Step 906 of FIG. 2B represents the loading into physical memory of
all of the VM memory pages that are loaded before operation of the
VM resumes and only the VM memory pages that are loaded before
operation of the VM resumes
[0058] Also, in different embodiments of the invention, determining
which memory pages and how many memory pages are loaded into
physical memory at step 906 can depend on a variety of factors. As
just a couple of examples, a specific, predetermined number of VM
memory pages can be loaded into memory at step 906, or a specific,
predetermined proportion of the total VM memory pages can be loaded
into memory at step 906. In other embodiments, which memory pages
and how many memory pages are loaded into physical memory can
depend on other variable factors such as available time or disk
bandwidth.
[0059] Next, at a step 908, operation of the VM is resumed.
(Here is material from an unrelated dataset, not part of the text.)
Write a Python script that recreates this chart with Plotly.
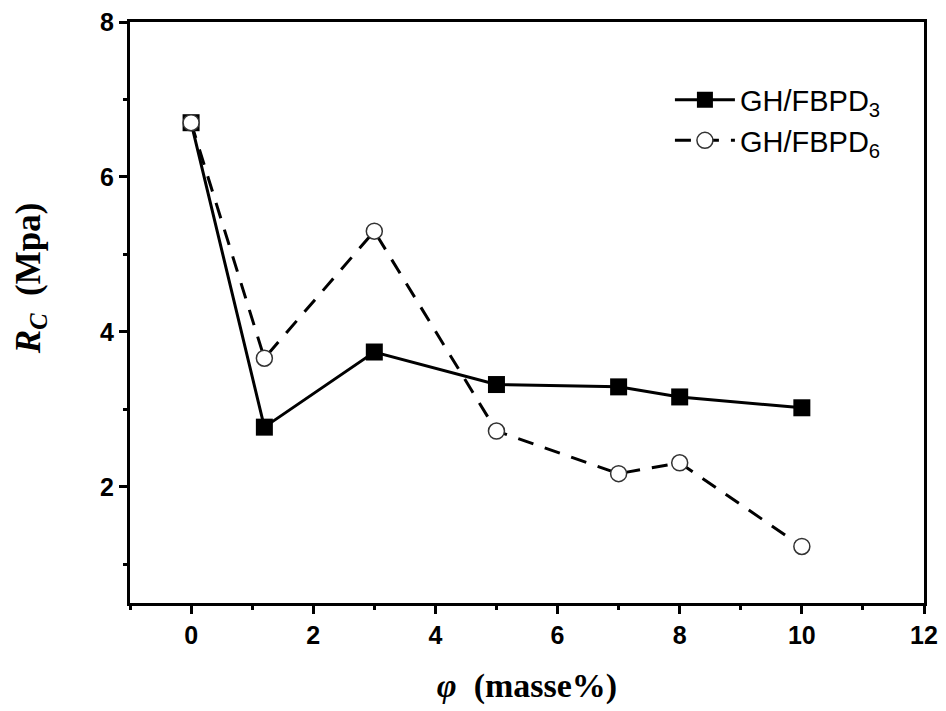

Referring again to FIG. 1B, operation of the VM 200 is resumed.
[0060] Next, at a step 910, additional VM memory pages, which were
not loaded into memory in step 906, are loaded into memory after
operation of the VM resumes. For example, referring again to FIG.
1B, additional memory pages from the copy of VM memory 142C are
loaded into physical memory 130, as part of VM memory 130A. In some
embodiments, all VM memory pages that were saved in connection with
the checkpoint and that were not loaded into memory during step 906
are loaded into memory in step 910. In other embodiments, some of
which will be described below, not all remaining VM memory pages
are loaded into memory in step 910. The order in which other VM
memory pages are loaded into memory can vary, depending on the
particular embodiment and possibly depending on the particular
circumstances at the time step 910 is performed. In some
embodiments, for example, if not all active memory pages were
loaded into memory at step 906, then the remainder of the active
memory pages may be loaded into memory first, at step 910, before
loading any VM memory pages that are not within the set of active
memory pages. The loading of memory pages may be handled in
different manners too, depending on the embodiment and the
circumstances. For example, some or all remaining pages that are
loaded into memory may be loaded on demand, in response to an
attempted access to the respective memory pages. Also, some or all
remaining pages that are loaded into memory may be loaded by a
background page walker thread scanning memory linearly. Some
embodiments may use a combination of the background page walker and
the on demand loading. Other embodiments may use some other
approach.
[0061] After step 910, the method of FIG. 2B ends at step 912.
[0062] Referring again to FIG. 2A, different embodiments of the
invention may use different methods for performing the compound
step 806. FIG. 2C illustrates a first method that may be used to
perform step 806 and FIG. 2D illustrates a second such method. As
described above, these and other methods for the compound step 806
may generally be performed in any order relative to steps 802 and
804 of FIG. 2A. Thus, these methods may generally be performed
before or after the disk file is saved at step 802, and before or
after the device state is saved at step 804. Different embodiments
of the invention may, more particularly, employ different methods
for performing step 808 to determine or estimate a working set, or
otherwise determine a set of one or more active memory pages.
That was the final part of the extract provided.